Le principe de l’application immédiate de la loi nouvelle

Le second principe fondamental pour résoudre un conflit de lois dans le temps est le principe de l’application immédiate de la loi nouvelle.

Initialement, en présence d’une loi nouvelle, la doctrine considérait que la loi ancienne continuait à s’appliquer dès lors qu’un droit était acquis. Mais la simple expectative quant à l’obtention d’un droit ne faisait pas obstacle à l’application de la loi nouvelle.

Le Doyen Paul Roubier a proposé une nouvelle lecture, selon laquelle la loi nouvelle s’applique immédiatement aux effets futurs des situations juridiques en cours au moment de son entrée en vigueur. C’est la théorie de l’application immédiate de la loi nouvelle.

Pour régler une situation de conflit de lois dans le temps, la jurisprudence s’inspire de ces deux théories, selon que la situation juridique soit un contrat ou non.

Pour les situations juridiques non contractuelles en cours au moment de l’entrée en vigueur de la loi nouvelle, la loi nouvelle s’applique immédiatement pour les effets à venir, et les effets passés restent soumis à la loi ancienne. C’est la consécration de la doctrine du Doyen Paul Roubier.

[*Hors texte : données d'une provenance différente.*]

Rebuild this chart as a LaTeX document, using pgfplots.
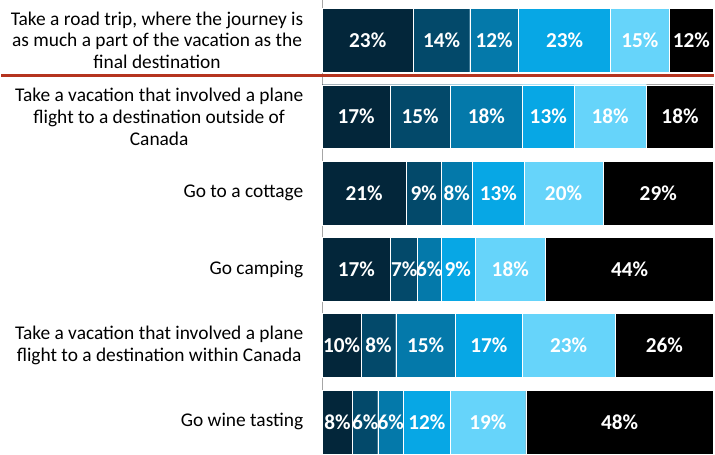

En matière contractuelle, la loi nouvelle ne s’applique qu’aux contrats conclus après son entrée en vigueur, et les contrats conclus avant son entrée en vigueur restent soumis à la loi ancienne. C’est ce que l’on appelle le principe de survie de la loi ancienne en matière contractuelle. A ce titre, l’ordonnance du 10 février 2016, en ce qu’elle ne s’applique qu’aux contrats conclus à compter de son entrée en vigueur, a consacré la survie de la loi ancienne en matière contractuelle. Mais deux exceptions existent.

D’abord, la loi nouvelle s’applique aux contrats conclus avant son entrée en vigueur en cas de motif d’ordre public. Par exemple, une réforme sociale importante, comme une loi qui fixe le montant du SMIC, est applicable immédiatement à tous les contrats de travail, y compris ceux conclus avant son entrée en vigueur.

Ensuite, la loi nouvelle s’applique également aux effets légaux des situations juridiques ayant pris naissance avant son entrée en vigueur et non définitivement réalisées (Cass. Civ 3ème, 17 nov. 2016, n° 15-24.552).